The exercise - Drop all images and give the records again exactly.

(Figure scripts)

»»

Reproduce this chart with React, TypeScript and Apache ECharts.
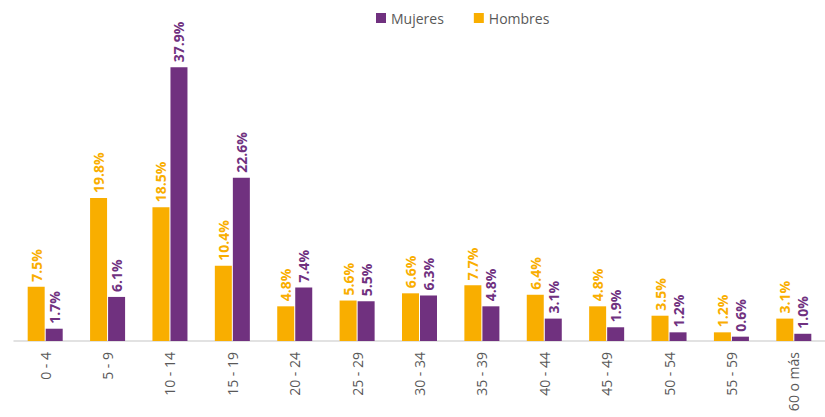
import React, { useEffect, useRef } from "react";
import * as echarts from "echarts";

const categories = ["0 - 4", "5 - 9", "10 - 14", "15 - 19", "20 - 24", "25 - 29", "30 - 34", "35 - 39", "40 - 44", "45 - 49", "50 - 54", "55 - 59", "60 o más"];
const hombres = [7.5, 19.8, 18.5, 10.4, 4.8, 5.6, 6.6, 7.7, 6.4, 4.8, 3.5, 1.2, 3.1];
const mujeres = [1.7, 6.1, 37.9, 22.6, 7.4, 5.5, 6.3, 4.8, 3.1, 1.9, 1.2, 0.6, 1.0];

const ORANGE = "#F9AE00";
const PURPLE = "#70317F";
const FONT = "'Open Sans', sans-serif";

export default function App() {
  const ref = useRef<HTMLDivElement>(null);
  useEffect(() => {
    const chart = echarts.init(ref.current!, null, { renderer: "svg" });
    const mkLabel = (color: string) => ({
      show: true,
      position: "top",
      rotate: 90,
      align: "left",
      verticalAlign: "middle",
      distance: 5,
      color,
      fontWeight: "bold",
      fontSize: 14,
      fontFamily: FONT,
      formatter: (p: any) => p.value.toFixed(1) + "%",
    });
    chart.setOption({
      animation: false,
      legend: {
        data: ["Mujeres", "Hombres"],
        top: 6,
        left: 371,
        itemWidth: 10,
        itemHeight: 10,
        itemGap: 30,
        icon: "rect",
        textStyle: { color: "#595959", fontSize: 14, fontFamily: FONT },
      },
      grid: { left: 14, right: 0, top: 52, bottom: 76, containLabel: false },
      xAxis: {
        type: "category",
        data: categories,
        axisLine: { lineStyle: { color: "#D9D9D9", width: 1.5 } },
        axisTick: { show: false },
        axisLabel: { rotate: 90, color: "#595959", fontSize: 14, fontFamily: FONT, margin: 11, interval: 0 },
      },
      yAxis: { type: "value", min: 0, max: 40, show: false, splitLine: { show: false } },
      series: [
        { name: "Hombres", type: "bar", data: hombres, barWidth: 17, barGap: "6%", itemStyle: { color: ORANGE }, label: mkLabel(ORANGE) },
        { name: "Mujeres", type: "bar", data: mujeres, barWidth: 17, barGap: "6%", itemStyle: { color: PURPLE }, label: mkLabel(PURPLE) },
      ],
    });
    return () => chart.dispose();
  }, []);
  return <div ref={ref} style={{ width: 825, height: 417, position: "absolute", left: 0, top: 0 }} />;
}
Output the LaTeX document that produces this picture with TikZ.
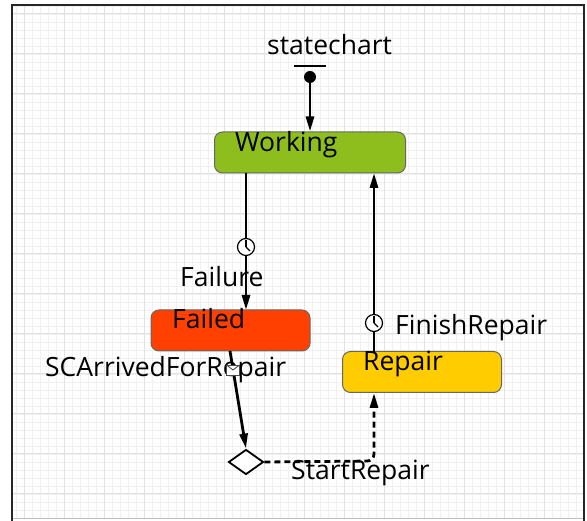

««

Correct answer -
Reproduce this chart with React, TypeScript and Apache ECharts.
import React, { useEffect, useRef } from "react";
import * as echarts from "echarts";

const categories = ["0 - 4", "5 - 9", "10 - 14", "15 - 19", "20 - 24", "25 - 29", "30 - 34", "35 - 39", "40 - 44", "45 - 49", "50 - 54", "55 - 59", "60 o más"];
const hombres = [7.5, 19.8, 18.5, 10.4, 4.8, 5.6, 6.6, 7.7, 6.4, 4.8, 3.5, 1.2, 3.1];
const mujeres = [1.7, 6.1, 37.9, 22.6, 7.4, 5.5, 6.3, 4.8, 3.1, 1.9, 1.2, 0.6, 1.0];

const ORANGE = "#F9AE00";
const PURPLE = "#70317F";
const FONT = "'Open Sans', sans-serif";

export default function App() {
  const ref = useRef<HTMLDivElement>(null);
  useEffect(() => {
    const chart = echarts.init(ref.current!, null, { renderer: "svg" });
    const mkLabel = (color: string) => ({
      show: true,
      position: "top",
      rotate: 90,
      align: "left",
      verticalAlign: "middle",
      distance: 5,
      color,
      fontWeight: "bold",
      fontSize: 14,
      fontFamily: FONT,
      formatter: (p: any) => p.value.toFixed(1) + "%",
    });
    chart.setOption({
      animation: false,
      legend: {
        data: ["Mujeres", "Hombres"],
        top: 6,
        left: 371,
        itemWidth: 10,
        itemHeight: 10,
        itemGap: 30,
        icon: "rect",
        textStyle: { color: "#595959", fontSize: 14, fontFamily: FONT },
      },
      grid: { left: 14, right: 0, top: 52, bottom: 76, containLabel: false },
      xAxis: {
        type: "category",
        data: categories,
        axisLine: { lineStyle: { color: "#D9D9D9", width: 1.5 } },
        axisTick: { show: false },
        axisLabel: { rotate: 90, color: "#595959", fontSize: 14, fontFamily: FONT, margin: 11, interval: 0 },
      },
      yAxis: { type: "value", min: 0, max: 40, show: false, splitLine: { show: false } },
      series: [
        { name: "Hombres", type: "bar", data: hombres, barWidth: 17, barGap: "6%", itemStyle: { color: ORANGE }, label: mkLabel(ORANGE) },
        { name: "Mujeres", type: "bar", data: mujeres, barWidth: 17, barGap: "6%", itemStyle: { color: PURPLE }, label: mkLabel(PURPLE) },
      ],
    });
    return () => chart.dispose();
  }, []);
  return <div ref={ref} style={{ width: 825, height: 417, position: "absolute", left: 0, top: 0 }} />;
}
Output the LaTeX document that produces this picture with TikZ.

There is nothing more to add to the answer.